━━━ DATA SECTION ━━━

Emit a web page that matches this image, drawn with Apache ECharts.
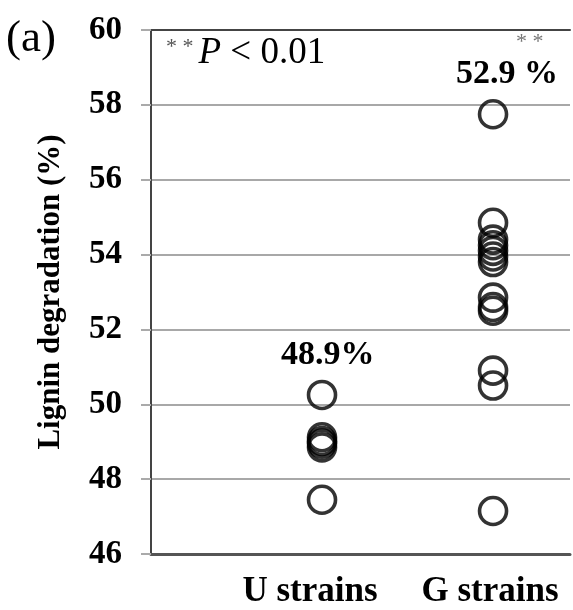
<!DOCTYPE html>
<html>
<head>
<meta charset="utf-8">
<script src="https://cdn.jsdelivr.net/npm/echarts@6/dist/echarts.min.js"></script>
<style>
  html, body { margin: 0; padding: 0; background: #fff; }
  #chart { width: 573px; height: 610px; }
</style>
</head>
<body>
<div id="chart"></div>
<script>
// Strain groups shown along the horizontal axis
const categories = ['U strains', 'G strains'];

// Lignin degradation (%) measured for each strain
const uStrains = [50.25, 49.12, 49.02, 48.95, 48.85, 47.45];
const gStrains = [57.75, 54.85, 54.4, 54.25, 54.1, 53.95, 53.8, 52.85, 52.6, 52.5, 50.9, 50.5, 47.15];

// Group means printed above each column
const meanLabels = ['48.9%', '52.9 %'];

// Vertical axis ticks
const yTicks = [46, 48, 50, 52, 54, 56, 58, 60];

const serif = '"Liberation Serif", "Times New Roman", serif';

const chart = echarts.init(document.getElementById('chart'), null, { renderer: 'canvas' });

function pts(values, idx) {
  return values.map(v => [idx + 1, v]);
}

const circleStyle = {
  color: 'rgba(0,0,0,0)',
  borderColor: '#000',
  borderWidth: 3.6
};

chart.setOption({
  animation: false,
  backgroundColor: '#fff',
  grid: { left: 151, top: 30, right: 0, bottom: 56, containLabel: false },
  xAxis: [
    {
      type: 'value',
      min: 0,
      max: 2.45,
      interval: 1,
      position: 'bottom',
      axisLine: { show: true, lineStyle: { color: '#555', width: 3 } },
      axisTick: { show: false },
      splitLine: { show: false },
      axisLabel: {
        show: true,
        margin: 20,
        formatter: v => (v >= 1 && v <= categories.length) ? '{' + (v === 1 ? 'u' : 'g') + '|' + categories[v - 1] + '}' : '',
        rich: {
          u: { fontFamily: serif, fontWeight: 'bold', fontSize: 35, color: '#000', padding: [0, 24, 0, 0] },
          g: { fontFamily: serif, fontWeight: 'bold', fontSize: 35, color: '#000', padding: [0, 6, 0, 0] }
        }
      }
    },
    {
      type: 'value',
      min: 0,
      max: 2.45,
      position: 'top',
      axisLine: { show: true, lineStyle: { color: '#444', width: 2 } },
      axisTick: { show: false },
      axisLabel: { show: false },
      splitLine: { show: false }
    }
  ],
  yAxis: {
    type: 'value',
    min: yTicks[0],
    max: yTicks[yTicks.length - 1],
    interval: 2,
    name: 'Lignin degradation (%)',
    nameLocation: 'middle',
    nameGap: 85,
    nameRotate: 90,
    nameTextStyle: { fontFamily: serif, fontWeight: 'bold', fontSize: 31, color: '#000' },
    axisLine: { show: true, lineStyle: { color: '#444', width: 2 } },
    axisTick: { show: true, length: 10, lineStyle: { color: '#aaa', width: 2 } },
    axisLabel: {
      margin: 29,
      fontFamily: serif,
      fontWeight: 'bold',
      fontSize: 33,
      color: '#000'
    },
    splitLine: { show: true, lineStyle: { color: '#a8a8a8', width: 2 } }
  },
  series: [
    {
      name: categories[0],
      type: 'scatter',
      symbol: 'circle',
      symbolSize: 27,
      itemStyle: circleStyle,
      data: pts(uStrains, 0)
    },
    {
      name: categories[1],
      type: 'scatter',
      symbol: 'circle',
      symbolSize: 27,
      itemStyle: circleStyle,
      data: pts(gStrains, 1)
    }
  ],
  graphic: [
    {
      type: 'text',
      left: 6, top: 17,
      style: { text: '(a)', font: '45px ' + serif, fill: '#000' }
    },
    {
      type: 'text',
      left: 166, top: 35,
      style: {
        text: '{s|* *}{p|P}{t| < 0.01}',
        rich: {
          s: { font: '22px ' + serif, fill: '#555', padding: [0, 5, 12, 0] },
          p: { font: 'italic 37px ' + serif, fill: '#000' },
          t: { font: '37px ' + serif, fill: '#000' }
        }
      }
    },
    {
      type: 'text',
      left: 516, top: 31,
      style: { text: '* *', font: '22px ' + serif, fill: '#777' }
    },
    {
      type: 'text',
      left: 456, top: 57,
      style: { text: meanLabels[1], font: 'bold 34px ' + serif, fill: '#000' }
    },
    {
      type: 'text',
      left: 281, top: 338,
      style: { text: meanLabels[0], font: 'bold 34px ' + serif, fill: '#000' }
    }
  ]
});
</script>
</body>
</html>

━━━

GIVEN INSTRUCTION:
Omit the pictures and output all of the other material exactly.

PROBLEM SOLUTION:
Emit a web page that matches this image, drawn with Apache ECharts.
<!DOCTYPE html>
<html>
<head>
<meta charset="utf-8">
<script src="https://cdn.jsdelivr.net/npm/echarts@6/dist/echarts.min.js"></script>
<style>
  html, body { margin: 0; padding: 0; background: #fff; }
  #chart { width: 573px; height: 610px; }
</style>
</head>
<body>
<div id="chart"></div>
<script>
// Strain groups shown along the horizontal axis
const categories = ['U strains', 'G strains'];

// Lignin degradation (%) measured for each strain
const uStrains = [50.25, 49.12, 49.02, 48.95, 48.85, 47.45];
const gStrains = [57.75, 54.85, 54.4, 54.25, 54.1, 53.95, 53.8, 52.85, 52.6, 52.5, 50.9, 50.5, 47.15];

// Group means printed above each column
const meanLabels = ['48.9%', '52.9 %'];

// Vertical axis ticks
const yTicks = [46, 48, 50, 52, 54, 56, 58, 60];

const serif = '"Liberation Serif", "Times New Roman", serif';

const chart = echarts.init(document.getElementById('chart'), null, { renderer: 'canvas' });

function pts(values, idx) {
  return values.map(v => [idx + 1, v]);
}

const circleStyle = {
  color: 'rgba(0,0,0,0)',
  borderColor: '#000',
  borderWidth: 3.6
};

chart.setOption({
  animation: false,
  backgroundColor: '#fff',
  grid: { left: 151, top: 30, right: 0, bottom: 56, containLabel: false },
  xAxis: [
    {
      type: 'value',
      min: 0,
      max: 2.45,
      interval: 1,
      position: 'bottom',
      axisLine: { show: true, lineStyle: { color: '#555', width: 3 } },
      axisTick: { show: false },
      splitLine: { show: false },
      axisLabel: {
        show: true,
        margin: 20,
        formatter: v => (v >= 1 && v <= categories.length) ? '{' + (v === 1 ? 'u' : 'g') + '|' + categories[v - 1] + '}' : '',
        rich: {
          u: { fontFamily: serif, fontWeight: 'bold', fontSize: 35, color: '#000', padding: [0, 24, 0, 0] },
          g: { fontFamily: serif, fontWeight: 'bold', fontSize: 35, color: '#000', padding: [0, 6, 0, 0] }
        }
      }
    },
    {
      type: 'value',
      min: 0,
      max: 2.45,
      position: 'top',
      axisLine: { show: true, lineStyle: { color: '#444', width: 2 } },
      axisTick: { show: false },
      axisLabel: { show: false },
      splitLine: { show: false }
    }
  ],
  yAxis: {
    type: 'value',
    min: yTicks[0],
    max: yTicks[yTicks.length - 1],
    interval: 2,
    name: 'Lignin degradation (%)',
    nameLocation: 'middle',
    nameGap: 85,
    nameRotate: 90,
    nameTextStyle: { fontFamily: serif, fontWeight: 'bold', fontSize: 31, color: '#000' },
    axisLine: { show: true, lineStyle: { color: '#444', width: 2 } },
    axisTick: { show: true, length: 10, lineStyle: { color: '#aaa', width: 2 } },
    axisLabel: {
      margin: 29,
      fontFamily: serif,
      fontWeight: 'bold',
      fontSize: 33,
      color: '#000'
    },
    splitLine: { show: true, lineStyle: { color: '#a8a8a8', width: 2 } }
  },
  series: [
    {
      name: categories[0],
      type: 'scatter',
      symbol: 'circle',
      symbolSize: 27,
      itemStyle: circleStyle,
      data: pts(uStrains, 0)
    },
    {
      name: categories[1],
      type: 'scatter',
      symbol: 'circle',
      symbolSize: 27,
      itemStyle: circleStyle,
      data: pts(gStrains, 1)
    }
  ],
  graphic: [
    {
      type: 'text',
      left: 6, top: 17,
      style: { text: '(a)', font: '45px ' + serif, fill: '#000' }
    },
    {
      type: 'text',
      left: 166, top: 35,
      style: {
        text: '{s|* *}{p|P}{t| < 0.01}',
        rich: {
          s: { font: '22px ' + serif, fill: '#555', padding: [0, 5, 12, 0] },
          p: { font: 'italic 37px ' + serif, fill: '#000' },
          t: { font: '37px ' + serif, fill: '#000' }
        }
      }
    },
    {
      type: 'text',
      left: 516, top: 31,
      style: { text: '* *', font: '22px ' + serif, fill: '#777' }
    },
    {
      type: 'text',
      left: 456, top: 57,
      style: { text: meanLabels[1], font: 'bold 34px ' + serif, fill: '#000' }
    },
    {
      type: 'text',
      left: 281, top: 338,
      style: { text: meanLabels[0], font: 'bold 34px ' + serif, fill: '#000' }
    }
  ]
});
</script>
</body>
</html>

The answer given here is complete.